The conversation will be held in English, and will last about 50 minutes followed by Q&A's. The event is free and open to all.
Marit Tingleff is a Norwegian ceramist. She creates monumental works where the ceramics are used as a canvas. Tingleff has her education from Bergen School of Crafts (1974–1977). The same year she finished her degree, she established her own workshop. She had her international breakthrough at the exhibition Scandinavian Craft Today in Japan and in the USA in 1987–1988. Her work is inspired by old Norwegian potter's art, reshaped into a personal and modern idiom. Tingleff is especially known for her large dishes with a strong decorative power. In recent years, she has also worked with light and shadow effects by perforating parts of the surface. She is represented at several museums, such as the Design Museum Denmark, Nordenfjeldske Kunstindustrimuseum, Victoria & Albert Museum and the National Museum in Norway.

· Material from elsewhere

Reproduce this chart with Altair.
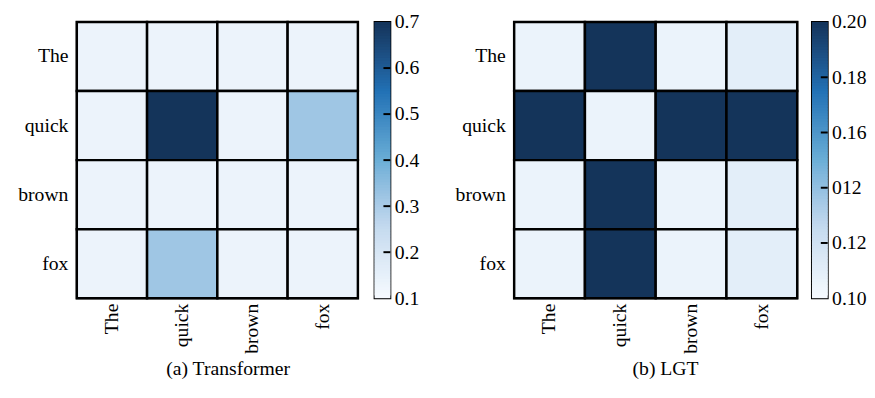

Dr. Tanya Harrod is a British art historian who, since 1999, has worked to educate people on social, political and philosophical debates relating to the arts and crafts of the nineteenth to twenty-first centuries. Harrod has written the award-winning book The Crafts in Britain in the Twentieth Century (Yale University Press, 1999) which accompanied an exhibition at the University of East Anglia. The exhibition, named The Pleasures of Peace: Mid-Century Craft and Art in Britain, included works from the mid 20th century. Harrod regularly contributes to The Burlington Magazine, The Guardian, Crafts, Prospect and The Literary Review. Along with Glenn Adamson and Edward S. Cooke, she co-founded The Journal of Modern Craft. Her latest books are The Real Thing: essays on making in the modern world (Hyphen Press, 2015), Leonard Rosoman (Royal Academy, 2016), Craft (Whitechapel Gallery, 2018 (part of the series Documents of Contemporary Art)) and Humankind: Ruskin Spear, class, culture and art in 20th century Britain (Thames & Hudson and Francis Bacon Estate, 2022).
Harrod also meets the ceramist Torbjørn Kvasbø in the seminar Art and academia, which takes place the day before, on Friday 15th of September. The seminar is a collaboration with the University of Oslo's art collection and takes place in Domus Bibliotheca at the University of Oslo. Read more about the seminar and about registration here.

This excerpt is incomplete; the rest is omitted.